Aimee Denning is no stranger to pressure.
She has served a deployment in Afghanistan as a staff sergeant with the U.S. Air Force. Today with Boeing, she works as a process analyst for one of the world's most advanced airplanes, the 787 Dreamliner.
Yet Denning acknowledged some nerves as she took the pitcher's mound before a large crowd at Seattle's Safeco Field baseball stadium Saturday night. She steeled them, however, and powered a fastball straight across home plate.
Denning’s experience and her role as vice president of the Puget Sound Boeing Employees Veterans Association (BEVA) provided her the opportunity to throw out the ceremonial first pitch at the Seattle Mariners’ Salute to Armed Forces night — a game against the Oakland Athletics. For the first time in BEVA’s history, all four officers of the employee group’s Puget Sound branch are women, a distinction Denning said she is also proud to represent.
“Being out on the field, representing the military and Boeing was a huge honor,” Denning said afterward. "I’m proud of the time I served and just as proud to work for a company that values the men and women of the armed forces.”
Boeing sponsors the Mariners’ Salute to Armed Forces game for those who now serve and previously served in the military, a group that includes more than 22,000 veterans who work for the company globally. Boeing sponsors similar events with Major League Baseball teams elsewhere, including St. Louis and Washington, D.C.
“Veterans bring a wealth of experience and skills to Boeing, and we’re proud to honor them through our partnership with the Seattle Mariners,” said Mark Jenks, vice president and general manager of the 787 program.
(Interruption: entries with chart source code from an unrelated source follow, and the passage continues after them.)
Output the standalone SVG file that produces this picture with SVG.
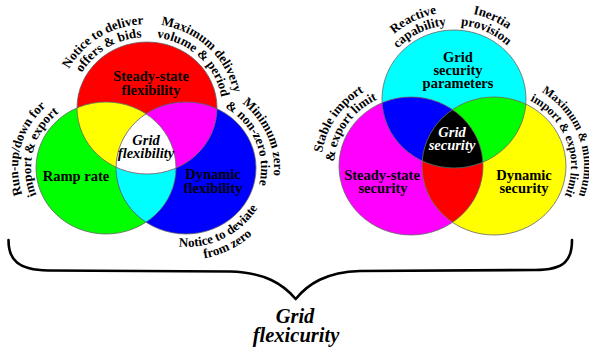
<svg xmlns="http://www.w3.org/2000/svg" xmlns:xlink="http://www.w3.org/1999/xlink" width="589" height="348" viewBox="0 0 589 348">
<style>
text{font-family:"Liberation Serif","Times New Roman",serif;font-weight:bold;fill:#000;}
.lbl{font-size:14.5px;text-anchor:middle;}
.it{font-style:italic;}
.arc{font-size:13px;}
.arcs{font-size:12px;}
.big{font-size:20.5px;text-anchor:middle;font-style:italic;}
.wt{fill:#fff;}
.ol{fill:none;stroke:#666;stroke-width:0.8;}
.brace{fill:none;stroke:#000;stroke-width:2.6;stroke-linecap:round;stroke-linejoin:round;}
</style>
<defs>
<ellipse id="eR" cx="147" cy="108" rx="70" ry="66"/>
<ellipse id="eG" cx="106" cy="168" rx="70" ry="66"/>
<ellipse id="eB" cx="186" cy="168" rx="70" ry="66"/>
<ellipse id="eC" cx="454" cy="99" rx="72" ry="69"/>
<ellipse id="eM" cx="411" cy="166" rx="72" ry="69"/>
<ellipse id="eY" cx="494" cy="166" rx="72" ry="69"/>
<clipPath id="cR"><use xlink:href="#eR"/></clipPath>
<clipPath id="cG"><use xlink:href="#eG"/></clipPath>
<clipPath id="cB"><use xlink:href="#eB"/></clipPath>
<clipPath id="cC"><use xlink:href="#eC"/></clipPath>
<clipPath id="cM"><use xlink:href="#eM"/></clipPath>
<clipPath id="cY"><use xlink:href="#eY"/></clipPath>
<path id="pA1" d="M72.73,117.88 A75,71 0 0 1 186.74,47.79"/>
<path id="pA2" d="M59.86,119.69 A88,84 0 0 1 193.63,36.76"/>
<path id="pB1" d="M121.35,41.28 A75,71 0 0 1 217.48,132.28"/>
<path id="pB2" d="M116.90,29.07 A88,84 0 0 1 229.69,136.73"/>
<path id="pC1" d="M58.80,223.18 A75,71 0 0 1 91.69,98.30"/>
<path id="pC2" d="M50.62,233.28 A88,84 0 0 1 89.21,85.54"/>
<path id="pD1" d="M189.93,97.10 A75,71 0 0 1 240.85,216.42"/>
<path id="pD2" d="M190.61,84.12 A88,84 0 0 1 250.36,225.29"/>
<path id="pE1" d="M136.05,231.09 A83,79 0 0 0 268.89,163.87"/>
<path id="pE2" d="M128.23,241.47 A96,92 0 0 0 281.87,163.18"/>
<path id="pF1" d="M377.05,101.58 A77,74 0 0 1 501.41,40.69"/>
<path id="pF2" d="M364.05,102.04 A90,87 0 0 1 509.41,30.44"/>
<path id="pG1" d="M404.51,42.31 A77,74 0 0 1 531,99"/>
<path id="pG2" d="M396.15,32.35 A90,87 0 0 1 544,99"/>
<path id="pH1" d="M345.70,205.21 A77,74 0 0 1 421.72,92.72"/>
<path id="pH2" d="M334.68,212.10 A90,87 0 0 1 423.53,79.85"/>
<path id="pI1" d="M499.35,92.13 A77,74 0 0 1 545.53,221.01"/>
<path id="pI2" d="M500.28,79.15 A90,87 0 0 1 554.23,230.65"/>
</defs>

<!-- Grid flexibility Venn shapes -->
<g id="venn-flexibility-shapes">
<use xlink:href="#eR" fill="#ff0000"/>
<use xlink:href="#eG" fill="#00ff00"/>
<use xlink:href="#eB" fill="#0000ff"/>
<g clip-path="url(#cG)"><use xlink:href="#eB" fill="#00ffff"/></g>
<g clip-path="url(#cR)"><use xlink:href="#eG" fill="#ffff00"/><use xlink:href="#eB" fill="#ff00ff"/><g clip-path="url(#cG)"><use xlink:href="#eB" fill="#ffffff"/></g></g>
<use xlink:href="#eR" class="ol"/>
<use xlink:href="#eG" class="ol"/>
<use xlink:href="#eB" class="ol"/>
</g>

<!-- Grid security Venn shapes -->
<g id="venn-security-shapes">
<use xlink:href="#eC" fill="#00ffff"/>
<use xlink:href="#eM" fill="#ff00ff"/>
<use xlink:href="#eY" fill="#ffff00"/>
<g clip-path="url(#cM)"><use xlink:href="#eY" fill="#ff0000"/></g>
<g clip-path="url(#cC)"><use xlink:href="#eM" fill="#0000ff"/><use xlink:href="#eY" fill="#00ff00"/><g clip-path="url(#cM)"><use xlink:href="#eY" fill="#000000"/></g></g>
<use xlink:href="#eC" class="ol"/>
<use xlink:href="#eM" class="ol"/>
<use xlink:href="#eY" class="ol"/>
</g>

<g id="node-steady-state-flexibility">
<text class="lbl" x="151" y="81">Steady-state</text>
<text class="lbl" x="151" y="95">flexibility</text>
<text class="arc"><textPath xlink:href="#pA1" startOffset="50%" text-anchor="middle">offers &amp; bids</textPath></text>
<text class="arc"><textPath xlink:href="#pA2" startOffset="50%" text-anchor="middle">Notice to deliver</textPath></text>
<text class="arc"><textPath xlink:href="#pB1" startOffset="50%" text-anchor="middle">volume &amp; period</textPath></text>
<text class="arc"><textPath xlink:href="#pB2" startOffset="50%" text-anchor="middle">Maximum delivery</textPath></text>
</g>
<g id="node-ramp-rate">
<text class="lbl" x="76" y="181">Ramp rate</text>
<text class="arc"><textPath xlink:href="#pC1" startOffset="50%" text-anchor="middle">import &amp; export</textPath></text>
<text class="arc"><textPath xlink:href="#pC2" startOffset="50%" text-anchor="middle">Run-up/down for</textPath></text>
</g>
<g id="node-dynamic-flexibility">
<text class="lbl" x="213" y="178.5">Dynamic</text>
<text class="lbl" x="213" y="193">flexibility</text>
<text class="arc"><textPath xlink:href="#pD1" startOffset="50%" text-anchor="middle">&amp; non-zero time</textPath></text>
<text class="arc"><textPath xlink:href="#pD2" startOffset="50%" text-anchor="middle">Minimum zero</textPath></text>
<text class="arc"><textPath xlink:href="#pE1" startOffset="50%" text-anchor="middle">Notice to deviate</textPath></text>
<text class="arc"><textPath xlink:href="#pE2" startOffset="50%" text-anchor="middle">from zero</textPath></text>
</g>
<g id="node-grid-flexibility">
<text class="lbl it" x="146" y="145">Grid</text>
<text class="lbl it" x="146" y="158">flexibility</text>
</g>

<g id="node-grid-security-parameters">
<text class="lbl" x="458" y="61.5">Grid</text>
<text class="lbl" x="458" y="74.5">security</text>
<text class="lbl" x="458" y="87.5">parameters</text>
<text class="arc"><textPath xlink:href="#pF1" startOffset="50%" text-anchor="middle">capability</textPath></text>
<text class="arc"><textPath xlink:href="#pF2" startOffset="50%" text-anchor="middle">Reactive</textPath></text>
<text class="arc"><textPath xlink:href="#pG1" startOffset="50%" text-anchor="middle">provision</textPath></text>
<text class="arc"><textPath xlink:href="#pG2" startOffset="50%" text-anchor="middle">Inertia</textPath></text>
</g>
<g id="node-steady-state-security">
<text class="lbl" x="382" y="180">Steady-state</text>
<text class="lbl" x="383" y="193">security</text>
<text class="arc"><textPath xlink:href="#pH1" startOffset="50%" text-anchor="middle">&amp; export limit</textPath></text>
<text class="arc"><textPath xlink:href="#pH2" startOffset="50%" text-anchor="middle">Stable import</textPath></text>
</g>
<g id="node-dynamic-security">
<text class="lbl" x="524" y="180">Dynamic</text>
<text class="lbl" x="524" y="193">security</text>
<text class="arcs"><textPath xlink:href="#pI1" startOffset="50%" text-anchor="middle">import &amp; export limit</textPath></text>
<text class="arcs"><textPath xlink:href="#pI2" startOffset="50%" text-anchor="middle">Maximum &amp; minimum</textPath></text>
</g>
<g id="node-grid-security">
<text class="lbl it wt" x="452" y="137">Grid</text>
<text class="lbl it wt" x="452" y="149.5">security</text>
</g>

<g id="connectors">
<path class="brace" d="M8.5,240 C8.5,260 18,270 48,270.5 L230,271.5 C265,272.5 283,284 295.7,299 C308,284 326,272 360,271 L535,270 C565,270 572,260 572,240"/>
</g>
<g id="node-grid-flexicurity">
<text class="big" x="295" y="323">Grid</text>
<text class="big" x="296" y="342">flexicurity</text>
</g>
</svg>
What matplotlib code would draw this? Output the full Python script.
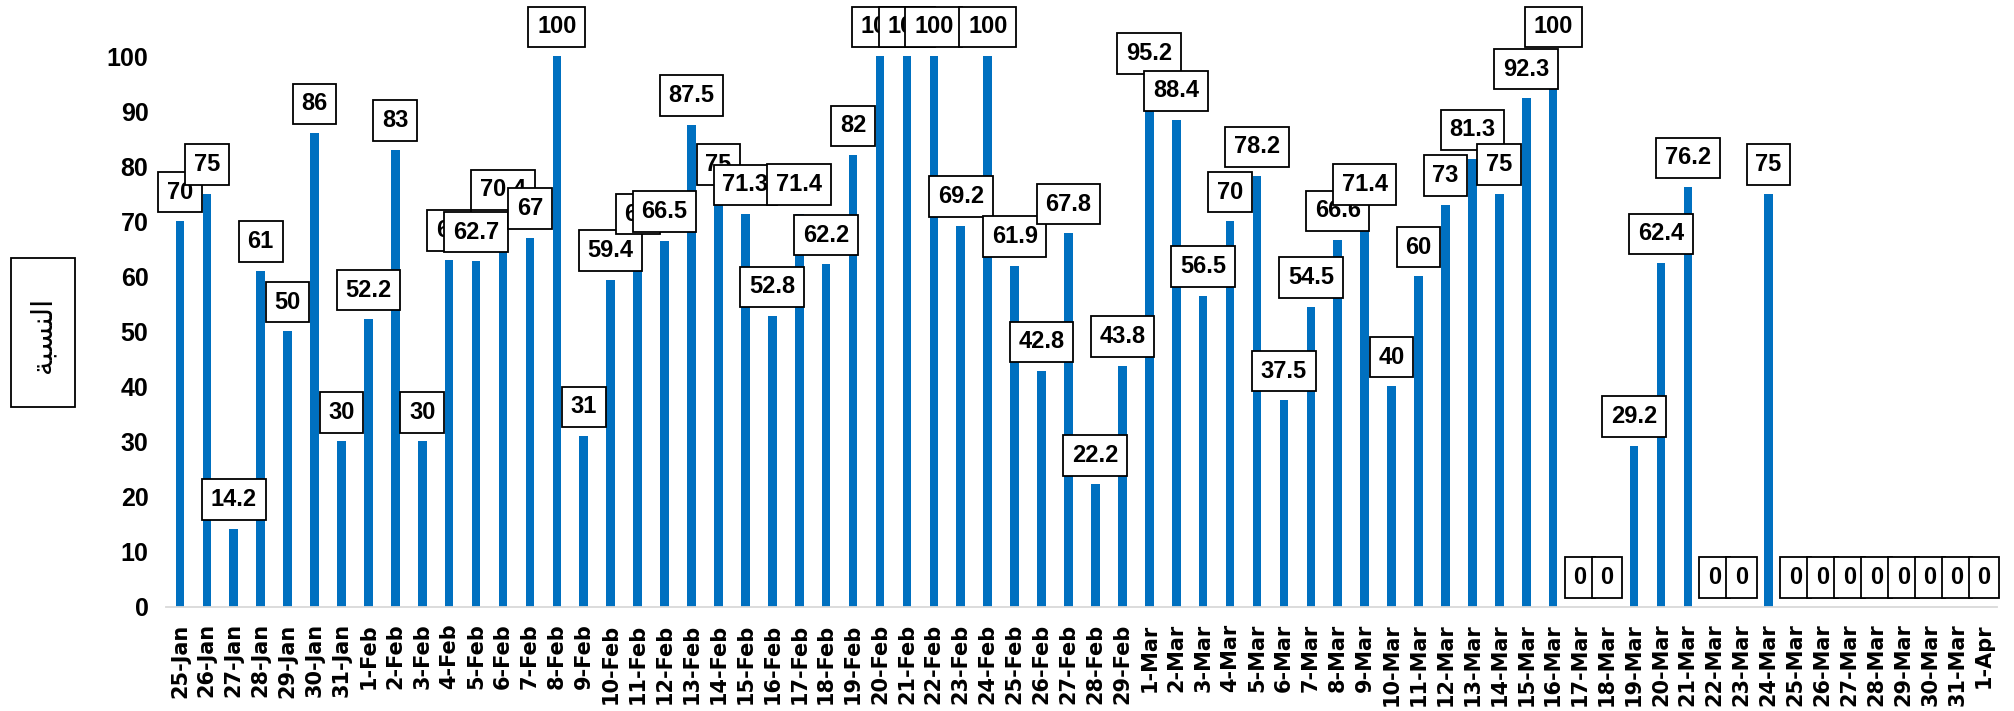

He and Stan Deal, senior vice president of Commercial Aviation Services, were among guests on the field to support Denning as she took the mound.
Denning explained how her experience in the Air Force helped her work with Boeing. While deployed with the Air Force at a NATO base in Afghanistan, Denning helped manage financial operations and was responsible for approving millions of dollars in travel and payroll.
Today, she is a process analyst on the 787 program. With 70 miles (113 kilometers) of wiring, 2.3 million parts and more than 8 million lines of unique code, the processes that she helps manage are critical for the program's success.
“I think my experience in the Air Force helped prepare me for the challenges I face at Boeing," Denning said. "The military requires a lot of planning, is very structured and teaches you how to follow a chain of command, while being a team player. Those are skills I use every day working on the 787 program."